[Given exercise]
Scan each line of the records for the word "this" and extract the ones that have it.

[Dataset records]
******

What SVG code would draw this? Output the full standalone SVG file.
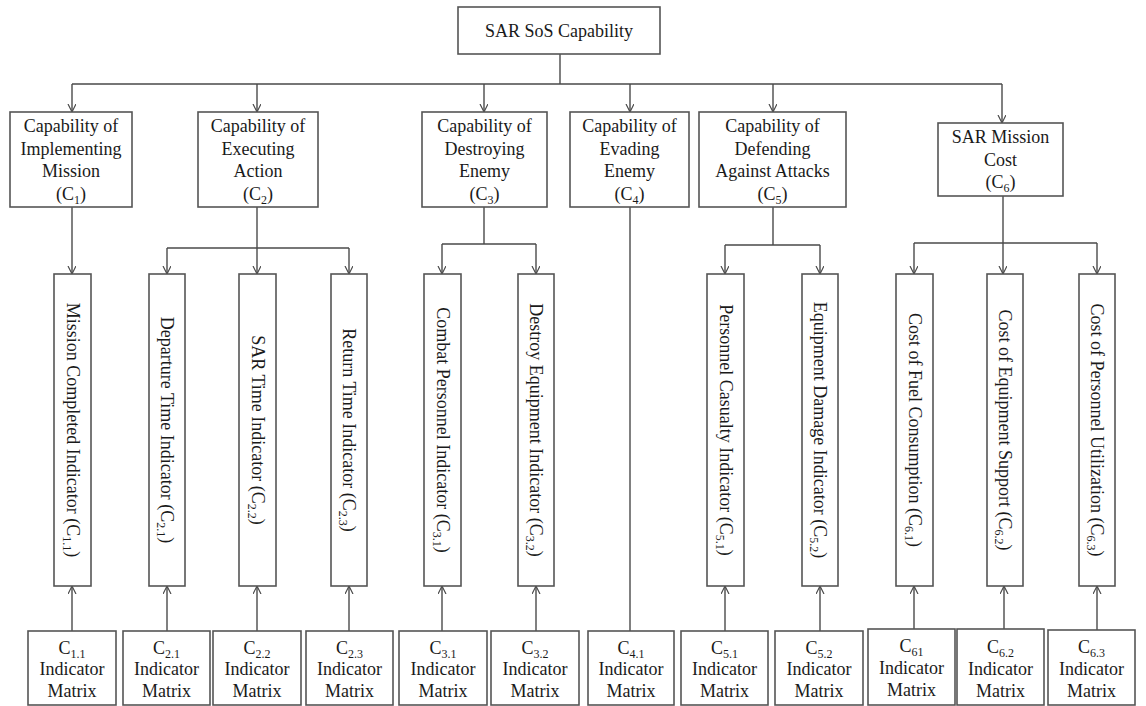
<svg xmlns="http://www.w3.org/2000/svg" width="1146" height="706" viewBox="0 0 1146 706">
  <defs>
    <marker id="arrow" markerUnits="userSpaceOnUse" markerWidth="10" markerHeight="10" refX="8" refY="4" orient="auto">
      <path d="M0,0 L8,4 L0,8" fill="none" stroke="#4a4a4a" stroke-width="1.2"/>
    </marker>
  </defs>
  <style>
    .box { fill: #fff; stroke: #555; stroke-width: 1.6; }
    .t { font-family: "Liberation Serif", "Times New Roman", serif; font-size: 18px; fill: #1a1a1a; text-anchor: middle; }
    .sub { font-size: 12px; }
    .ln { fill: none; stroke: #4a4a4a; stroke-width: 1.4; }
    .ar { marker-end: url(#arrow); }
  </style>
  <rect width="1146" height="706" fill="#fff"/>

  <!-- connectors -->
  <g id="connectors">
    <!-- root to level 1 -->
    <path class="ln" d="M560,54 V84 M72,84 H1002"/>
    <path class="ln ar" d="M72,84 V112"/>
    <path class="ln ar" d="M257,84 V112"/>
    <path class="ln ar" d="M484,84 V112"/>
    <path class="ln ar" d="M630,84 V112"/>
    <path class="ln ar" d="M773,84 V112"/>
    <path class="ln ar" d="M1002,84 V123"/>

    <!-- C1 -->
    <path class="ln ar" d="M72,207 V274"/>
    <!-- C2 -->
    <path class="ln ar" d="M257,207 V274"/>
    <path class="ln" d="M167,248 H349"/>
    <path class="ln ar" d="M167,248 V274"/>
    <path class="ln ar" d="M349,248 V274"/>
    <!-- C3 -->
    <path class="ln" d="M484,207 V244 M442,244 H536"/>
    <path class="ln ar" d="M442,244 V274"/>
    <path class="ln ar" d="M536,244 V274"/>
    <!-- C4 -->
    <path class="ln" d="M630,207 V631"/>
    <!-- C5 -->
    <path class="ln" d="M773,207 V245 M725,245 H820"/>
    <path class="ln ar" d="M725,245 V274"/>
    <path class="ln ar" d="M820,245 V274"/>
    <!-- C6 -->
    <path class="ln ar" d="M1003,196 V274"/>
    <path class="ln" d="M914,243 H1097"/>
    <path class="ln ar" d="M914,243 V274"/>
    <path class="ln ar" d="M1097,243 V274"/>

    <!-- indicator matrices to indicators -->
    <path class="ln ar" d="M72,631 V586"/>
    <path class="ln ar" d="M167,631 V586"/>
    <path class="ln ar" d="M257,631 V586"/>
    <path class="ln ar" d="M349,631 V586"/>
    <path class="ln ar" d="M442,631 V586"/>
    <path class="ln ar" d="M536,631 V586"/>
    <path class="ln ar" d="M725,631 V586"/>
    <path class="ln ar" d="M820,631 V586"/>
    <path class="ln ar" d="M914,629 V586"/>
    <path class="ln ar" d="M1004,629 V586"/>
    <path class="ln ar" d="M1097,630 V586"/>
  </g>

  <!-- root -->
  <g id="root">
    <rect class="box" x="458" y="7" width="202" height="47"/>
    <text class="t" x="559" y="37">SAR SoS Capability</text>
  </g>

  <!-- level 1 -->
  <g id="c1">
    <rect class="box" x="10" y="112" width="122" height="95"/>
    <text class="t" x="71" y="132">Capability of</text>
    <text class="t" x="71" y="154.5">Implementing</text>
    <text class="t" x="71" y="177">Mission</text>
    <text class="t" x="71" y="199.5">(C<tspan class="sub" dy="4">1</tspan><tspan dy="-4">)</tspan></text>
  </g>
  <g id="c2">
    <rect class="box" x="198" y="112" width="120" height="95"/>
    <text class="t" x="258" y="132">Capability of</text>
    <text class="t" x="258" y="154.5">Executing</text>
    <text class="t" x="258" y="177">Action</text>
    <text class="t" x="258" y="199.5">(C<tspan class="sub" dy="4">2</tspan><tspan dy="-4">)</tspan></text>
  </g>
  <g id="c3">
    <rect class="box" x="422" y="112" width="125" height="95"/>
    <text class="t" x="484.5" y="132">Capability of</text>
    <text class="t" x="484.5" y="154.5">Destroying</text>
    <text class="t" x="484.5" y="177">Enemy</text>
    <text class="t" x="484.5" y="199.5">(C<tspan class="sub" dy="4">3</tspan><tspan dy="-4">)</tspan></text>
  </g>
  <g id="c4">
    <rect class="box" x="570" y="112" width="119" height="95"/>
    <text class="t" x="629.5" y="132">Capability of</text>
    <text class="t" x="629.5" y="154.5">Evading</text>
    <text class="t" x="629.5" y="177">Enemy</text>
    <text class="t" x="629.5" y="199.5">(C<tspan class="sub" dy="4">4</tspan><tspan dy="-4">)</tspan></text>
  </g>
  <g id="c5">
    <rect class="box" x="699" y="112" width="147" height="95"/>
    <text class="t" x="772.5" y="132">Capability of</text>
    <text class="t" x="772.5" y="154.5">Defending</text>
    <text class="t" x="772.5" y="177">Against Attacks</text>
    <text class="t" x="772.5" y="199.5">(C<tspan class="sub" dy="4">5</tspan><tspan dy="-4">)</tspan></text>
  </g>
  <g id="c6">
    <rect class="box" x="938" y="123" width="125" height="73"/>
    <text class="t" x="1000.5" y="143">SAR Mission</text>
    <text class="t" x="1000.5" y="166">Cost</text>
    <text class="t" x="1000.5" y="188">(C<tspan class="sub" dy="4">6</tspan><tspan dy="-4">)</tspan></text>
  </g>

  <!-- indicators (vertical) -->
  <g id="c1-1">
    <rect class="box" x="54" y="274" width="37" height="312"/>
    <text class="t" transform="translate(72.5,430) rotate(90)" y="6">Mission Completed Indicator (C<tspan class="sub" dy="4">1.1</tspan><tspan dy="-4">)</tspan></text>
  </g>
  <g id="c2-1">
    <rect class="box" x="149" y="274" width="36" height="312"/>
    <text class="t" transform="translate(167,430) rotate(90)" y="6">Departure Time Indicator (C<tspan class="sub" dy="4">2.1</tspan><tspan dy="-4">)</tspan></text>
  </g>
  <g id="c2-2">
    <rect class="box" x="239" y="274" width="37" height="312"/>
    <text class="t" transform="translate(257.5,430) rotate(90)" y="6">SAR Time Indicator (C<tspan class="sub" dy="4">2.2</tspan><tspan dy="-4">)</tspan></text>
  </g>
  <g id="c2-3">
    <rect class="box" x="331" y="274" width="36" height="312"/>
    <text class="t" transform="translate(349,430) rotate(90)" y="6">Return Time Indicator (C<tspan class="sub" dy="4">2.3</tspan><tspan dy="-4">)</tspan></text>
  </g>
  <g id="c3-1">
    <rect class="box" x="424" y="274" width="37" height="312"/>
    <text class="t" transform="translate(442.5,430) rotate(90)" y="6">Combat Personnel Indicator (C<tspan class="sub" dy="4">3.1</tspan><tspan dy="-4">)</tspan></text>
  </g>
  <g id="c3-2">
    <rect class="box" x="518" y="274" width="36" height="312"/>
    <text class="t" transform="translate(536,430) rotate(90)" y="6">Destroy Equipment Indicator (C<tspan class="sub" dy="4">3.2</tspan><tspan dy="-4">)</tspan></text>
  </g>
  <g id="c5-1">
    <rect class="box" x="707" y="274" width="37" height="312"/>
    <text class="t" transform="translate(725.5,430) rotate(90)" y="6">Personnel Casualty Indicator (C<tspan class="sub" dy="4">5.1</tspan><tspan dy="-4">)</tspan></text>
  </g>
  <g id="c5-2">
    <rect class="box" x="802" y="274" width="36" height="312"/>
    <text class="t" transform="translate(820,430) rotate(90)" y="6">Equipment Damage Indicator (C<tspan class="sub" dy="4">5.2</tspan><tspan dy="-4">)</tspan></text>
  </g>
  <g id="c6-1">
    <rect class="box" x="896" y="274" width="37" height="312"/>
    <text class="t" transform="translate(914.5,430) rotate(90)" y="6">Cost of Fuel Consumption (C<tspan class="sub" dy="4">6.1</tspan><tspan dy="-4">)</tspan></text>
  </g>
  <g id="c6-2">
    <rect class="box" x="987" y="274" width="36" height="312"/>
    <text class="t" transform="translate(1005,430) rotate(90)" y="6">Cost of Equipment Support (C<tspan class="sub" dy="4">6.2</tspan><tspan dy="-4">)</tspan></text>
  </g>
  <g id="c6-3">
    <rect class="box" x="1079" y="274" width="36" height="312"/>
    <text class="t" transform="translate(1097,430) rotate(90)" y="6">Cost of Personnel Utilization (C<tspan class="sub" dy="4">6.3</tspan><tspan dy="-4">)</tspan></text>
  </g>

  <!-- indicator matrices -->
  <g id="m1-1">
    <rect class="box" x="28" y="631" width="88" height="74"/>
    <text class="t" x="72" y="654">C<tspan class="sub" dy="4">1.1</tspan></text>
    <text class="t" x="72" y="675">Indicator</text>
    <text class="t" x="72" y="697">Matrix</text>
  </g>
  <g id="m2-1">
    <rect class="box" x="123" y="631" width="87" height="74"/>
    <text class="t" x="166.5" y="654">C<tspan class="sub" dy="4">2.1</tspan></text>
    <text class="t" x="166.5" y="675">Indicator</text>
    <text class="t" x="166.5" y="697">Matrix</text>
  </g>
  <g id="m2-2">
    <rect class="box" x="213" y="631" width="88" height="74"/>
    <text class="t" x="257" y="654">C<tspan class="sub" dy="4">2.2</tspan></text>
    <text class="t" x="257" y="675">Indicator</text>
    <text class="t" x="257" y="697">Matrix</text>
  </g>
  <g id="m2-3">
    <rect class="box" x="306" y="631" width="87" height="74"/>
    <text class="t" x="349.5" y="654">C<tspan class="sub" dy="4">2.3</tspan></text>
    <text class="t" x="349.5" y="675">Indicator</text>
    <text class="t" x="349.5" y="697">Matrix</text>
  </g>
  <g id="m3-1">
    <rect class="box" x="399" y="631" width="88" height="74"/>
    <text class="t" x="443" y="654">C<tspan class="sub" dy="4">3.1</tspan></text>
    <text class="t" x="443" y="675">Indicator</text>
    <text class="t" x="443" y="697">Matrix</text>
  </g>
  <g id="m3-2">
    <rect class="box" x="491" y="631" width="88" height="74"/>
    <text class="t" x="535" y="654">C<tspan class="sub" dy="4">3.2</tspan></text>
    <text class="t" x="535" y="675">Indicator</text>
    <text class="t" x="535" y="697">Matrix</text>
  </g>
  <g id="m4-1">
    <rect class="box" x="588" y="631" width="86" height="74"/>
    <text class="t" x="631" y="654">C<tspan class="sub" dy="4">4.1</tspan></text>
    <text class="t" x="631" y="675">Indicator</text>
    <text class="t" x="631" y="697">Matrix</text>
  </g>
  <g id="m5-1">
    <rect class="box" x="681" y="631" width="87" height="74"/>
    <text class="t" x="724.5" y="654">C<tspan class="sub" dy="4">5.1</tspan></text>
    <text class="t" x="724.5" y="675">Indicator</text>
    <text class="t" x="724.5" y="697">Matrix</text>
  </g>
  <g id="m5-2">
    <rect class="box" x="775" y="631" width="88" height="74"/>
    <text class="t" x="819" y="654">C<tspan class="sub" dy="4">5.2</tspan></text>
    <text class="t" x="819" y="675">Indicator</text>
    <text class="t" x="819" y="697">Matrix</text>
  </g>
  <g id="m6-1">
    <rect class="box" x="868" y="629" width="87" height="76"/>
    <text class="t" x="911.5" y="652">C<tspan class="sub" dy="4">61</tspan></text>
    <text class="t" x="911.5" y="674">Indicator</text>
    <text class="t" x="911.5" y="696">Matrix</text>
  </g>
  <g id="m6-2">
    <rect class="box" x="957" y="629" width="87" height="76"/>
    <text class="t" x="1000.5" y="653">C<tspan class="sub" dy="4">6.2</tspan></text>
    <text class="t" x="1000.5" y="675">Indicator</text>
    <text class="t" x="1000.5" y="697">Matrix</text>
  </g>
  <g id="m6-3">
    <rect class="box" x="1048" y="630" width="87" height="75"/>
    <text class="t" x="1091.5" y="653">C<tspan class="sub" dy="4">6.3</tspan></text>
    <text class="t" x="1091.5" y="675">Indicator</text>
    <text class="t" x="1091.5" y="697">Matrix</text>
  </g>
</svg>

******

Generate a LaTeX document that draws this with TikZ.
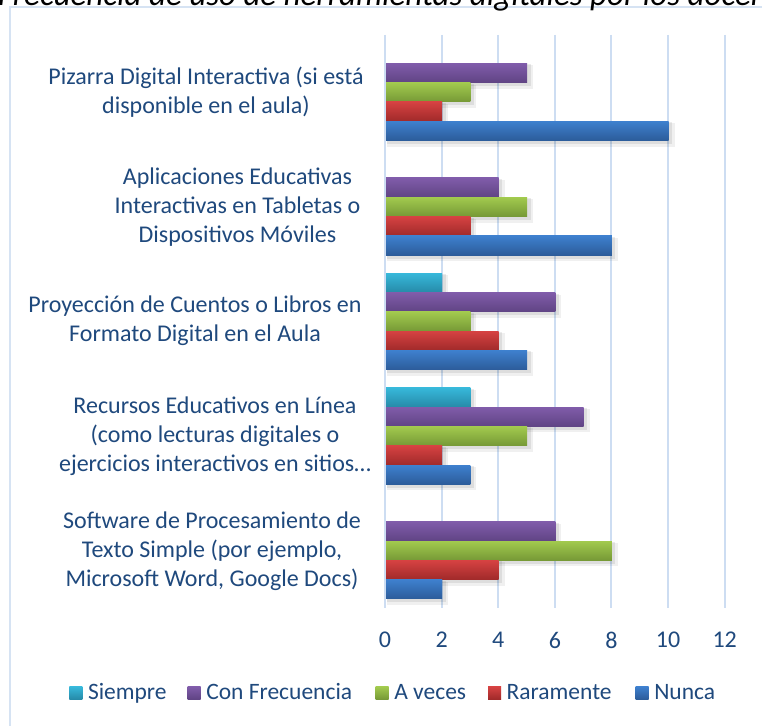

******

[Final result]
What SVG code would draw this? Output the full standalone SVG file.
Generate a LaTeX document that draws this with TikZ.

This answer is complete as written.